Minister Tarpeh said that unfortunately, the lawmakers did not do that. “When we thought that we had come to an understanding, they came with schools opening in March.”
“This was not what we agreed to and we are not going to do what you are saying, unless the President of this country changes. We are going to continue registration up to the 13th of February and class will start the 16th of February. And that’s where we are as far as we know,” she noted.
She disclosed that some renovation works are ongoing at some of the schools that have been earmarked. “We are also distributing the different kits for the Ebola preventative measures.

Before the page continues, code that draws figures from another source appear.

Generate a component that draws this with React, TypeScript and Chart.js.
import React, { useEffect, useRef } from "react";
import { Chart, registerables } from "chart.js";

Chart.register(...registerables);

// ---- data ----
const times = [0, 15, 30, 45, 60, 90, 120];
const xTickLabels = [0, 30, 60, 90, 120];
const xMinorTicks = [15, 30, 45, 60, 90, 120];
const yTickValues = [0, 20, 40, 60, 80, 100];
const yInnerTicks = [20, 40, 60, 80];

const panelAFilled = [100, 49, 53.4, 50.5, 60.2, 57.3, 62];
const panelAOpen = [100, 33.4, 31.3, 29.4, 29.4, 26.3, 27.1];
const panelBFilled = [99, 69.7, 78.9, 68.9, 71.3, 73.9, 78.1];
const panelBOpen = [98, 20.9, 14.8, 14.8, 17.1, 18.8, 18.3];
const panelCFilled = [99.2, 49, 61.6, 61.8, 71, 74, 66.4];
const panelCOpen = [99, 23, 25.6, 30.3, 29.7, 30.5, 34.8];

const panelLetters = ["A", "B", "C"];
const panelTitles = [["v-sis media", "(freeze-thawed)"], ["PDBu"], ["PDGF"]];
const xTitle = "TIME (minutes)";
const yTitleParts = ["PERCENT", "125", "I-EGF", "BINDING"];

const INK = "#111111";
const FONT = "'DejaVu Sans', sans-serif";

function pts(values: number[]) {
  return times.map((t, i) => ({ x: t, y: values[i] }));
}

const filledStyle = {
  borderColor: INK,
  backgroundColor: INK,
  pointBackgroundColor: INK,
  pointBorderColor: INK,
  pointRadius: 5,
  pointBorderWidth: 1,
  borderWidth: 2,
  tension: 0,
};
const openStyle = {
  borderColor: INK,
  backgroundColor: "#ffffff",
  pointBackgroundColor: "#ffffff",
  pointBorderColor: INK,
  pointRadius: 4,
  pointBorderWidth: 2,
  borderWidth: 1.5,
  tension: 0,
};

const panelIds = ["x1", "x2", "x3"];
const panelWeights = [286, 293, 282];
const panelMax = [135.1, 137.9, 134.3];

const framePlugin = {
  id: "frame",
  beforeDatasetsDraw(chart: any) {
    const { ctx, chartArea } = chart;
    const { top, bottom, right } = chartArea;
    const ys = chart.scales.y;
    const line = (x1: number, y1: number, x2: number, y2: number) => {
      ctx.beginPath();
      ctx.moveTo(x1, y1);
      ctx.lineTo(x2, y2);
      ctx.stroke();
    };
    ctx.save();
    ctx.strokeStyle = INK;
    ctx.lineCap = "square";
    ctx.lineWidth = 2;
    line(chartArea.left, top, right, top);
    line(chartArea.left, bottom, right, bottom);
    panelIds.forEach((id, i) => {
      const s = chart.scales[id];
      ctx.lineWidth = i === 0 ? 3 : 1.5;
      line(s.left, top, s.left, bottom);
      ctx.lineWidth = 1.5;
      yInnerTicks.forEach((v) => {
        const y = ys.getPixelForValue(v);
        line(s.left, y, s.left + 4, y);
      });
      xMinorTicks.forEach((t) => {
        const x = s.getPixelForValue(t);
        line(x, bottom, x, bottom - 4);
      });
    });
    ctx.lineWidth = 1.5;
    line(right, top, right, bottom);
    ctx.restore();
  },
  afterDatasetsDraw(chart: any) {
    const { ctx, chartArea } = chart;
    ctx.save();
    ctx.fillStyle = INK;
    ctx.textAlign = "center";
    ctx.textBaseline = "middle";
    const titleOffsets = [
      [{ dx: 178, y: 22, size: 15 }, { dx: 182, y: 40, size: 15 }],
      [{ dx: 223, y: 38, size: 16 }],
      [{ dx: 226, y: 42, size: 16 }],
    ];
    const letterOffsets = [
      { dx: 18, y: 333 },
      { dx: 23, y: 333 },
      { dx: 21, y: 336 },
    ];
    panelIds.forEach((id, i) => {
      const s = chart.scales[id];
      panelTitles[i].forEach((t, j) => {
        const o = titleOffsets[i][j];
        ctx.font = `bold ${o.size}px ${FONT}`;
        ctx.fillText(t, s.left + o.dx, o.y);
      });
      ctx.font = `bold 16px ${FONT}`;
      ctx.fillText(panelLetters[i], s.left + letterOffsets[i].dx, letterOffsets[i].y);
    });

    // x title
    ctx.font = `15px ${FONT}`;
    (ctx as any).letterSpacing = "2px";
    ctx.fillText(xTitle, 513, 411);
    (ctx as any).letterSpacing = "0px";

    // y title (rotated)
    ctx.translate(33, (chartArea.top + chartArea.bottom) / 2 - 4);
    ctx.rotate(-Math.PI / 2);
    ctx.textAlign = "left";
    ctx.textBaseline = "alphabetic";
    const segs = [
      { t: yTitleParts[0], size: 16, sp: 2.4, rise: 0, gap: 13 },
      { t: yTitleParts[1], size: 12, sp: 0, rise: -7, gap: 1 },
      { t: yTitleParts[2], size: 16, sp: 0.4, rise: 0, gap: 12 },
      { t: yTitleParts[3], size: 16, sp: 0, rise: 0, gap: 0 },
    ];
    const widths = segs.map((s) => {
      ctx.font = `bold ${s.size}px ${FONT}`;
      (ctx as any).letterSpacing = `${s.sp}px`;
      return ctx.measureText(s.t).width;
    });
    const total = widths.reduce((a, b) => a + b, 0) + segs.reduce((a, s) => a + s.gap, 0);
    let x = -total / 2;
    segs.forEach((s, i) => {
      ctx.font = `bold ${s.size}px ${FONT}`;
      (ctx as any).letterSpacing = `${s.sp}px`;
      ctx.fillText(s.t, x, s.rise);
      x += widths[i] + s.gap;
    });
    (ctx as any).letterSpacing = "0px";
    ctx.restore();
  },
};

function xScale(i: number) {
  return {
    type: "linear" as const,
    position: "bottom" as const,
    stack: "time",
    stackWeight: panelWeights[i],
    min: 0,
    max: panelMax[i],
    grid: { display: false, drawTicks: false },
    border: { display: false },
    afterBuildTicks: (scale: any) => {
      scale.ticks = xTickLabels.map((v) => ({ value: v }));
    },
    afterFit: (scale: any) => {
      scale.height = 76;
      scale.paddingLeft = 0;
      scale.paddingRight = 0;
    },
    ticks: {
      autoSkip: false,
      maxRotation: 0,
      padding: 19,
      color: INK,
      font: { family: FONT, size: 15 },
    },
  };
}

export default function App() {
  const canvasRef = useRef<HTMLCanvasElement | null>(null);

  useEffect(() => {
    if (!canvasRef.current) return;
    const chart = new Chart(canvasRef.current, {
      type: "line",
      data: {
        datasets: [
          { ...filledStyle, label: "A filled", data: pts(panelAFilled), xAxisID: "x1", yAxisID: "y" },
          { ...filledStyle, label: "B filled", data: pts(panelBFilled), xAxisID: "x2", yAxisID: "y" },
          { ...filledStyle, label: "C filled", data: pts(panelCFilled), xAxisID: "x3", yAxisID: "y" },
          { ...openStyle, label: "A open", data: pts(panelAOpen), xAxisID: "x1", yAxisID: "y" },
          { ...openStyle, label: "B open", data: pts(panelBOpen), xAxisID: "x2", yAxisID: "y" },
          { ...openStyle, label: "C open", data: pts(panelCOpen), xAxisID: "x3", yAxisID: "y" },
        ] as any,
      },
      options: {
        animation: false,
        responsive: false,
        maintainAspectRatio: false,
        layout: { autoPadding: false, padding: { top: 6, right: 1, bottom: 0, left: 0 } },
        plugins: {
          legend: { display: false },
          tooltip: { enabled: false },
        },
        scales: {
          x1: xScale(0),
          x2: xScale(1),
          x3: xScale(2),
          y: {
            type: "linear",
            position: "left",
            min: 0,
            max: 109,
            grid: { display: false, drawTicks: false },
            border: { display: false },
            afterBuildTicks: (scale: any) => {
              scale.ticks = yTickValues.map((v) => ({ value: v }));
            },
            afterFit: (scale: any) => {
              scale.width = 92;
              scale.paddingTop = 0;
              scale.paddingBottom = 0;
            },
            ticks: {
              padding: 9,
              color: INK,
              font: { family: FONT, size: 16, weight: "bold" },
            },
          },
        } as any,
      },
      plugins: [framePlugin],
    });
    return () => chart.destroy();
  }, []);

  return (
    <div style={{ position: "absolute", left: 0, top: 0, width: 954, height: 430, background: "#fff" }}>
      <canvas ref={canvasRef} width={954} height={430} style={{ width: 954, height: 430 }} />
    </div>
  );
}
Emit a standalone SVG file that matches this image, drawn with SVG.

We have started in Montserrado and we will be going to other places.”
President Sirleaf also noted that the Legislature should allow the Executive branch do its work as mandated by the Liberian constitution. “We have to do our job as the Executive branch of the government as mandated by the Constitution.”
She stressed, however, that the Executive branch knows that Feb 2 was a stretch and it was going to be difficult to achieve.
“So we have been discussing it, that decision rested and still rests with the Executive branch. And so you have now said the 16th, and it is asked that before you make announcement please consult so we can work together,” the President told her lieutenant.
“It is when these announcements come prematurely on the basis of other people sentiments… that we will run risk of being confused to change and change and change.”
“So let us sit down now and look at that 16th again, please no more announcements, let us sit down and look at it and see whether it is realistic. When that is done you should make that announcement and give the reasons why there is a delay. So that when it does open, its open fully ready to start the business of education and instruction,” President Sirleaf said.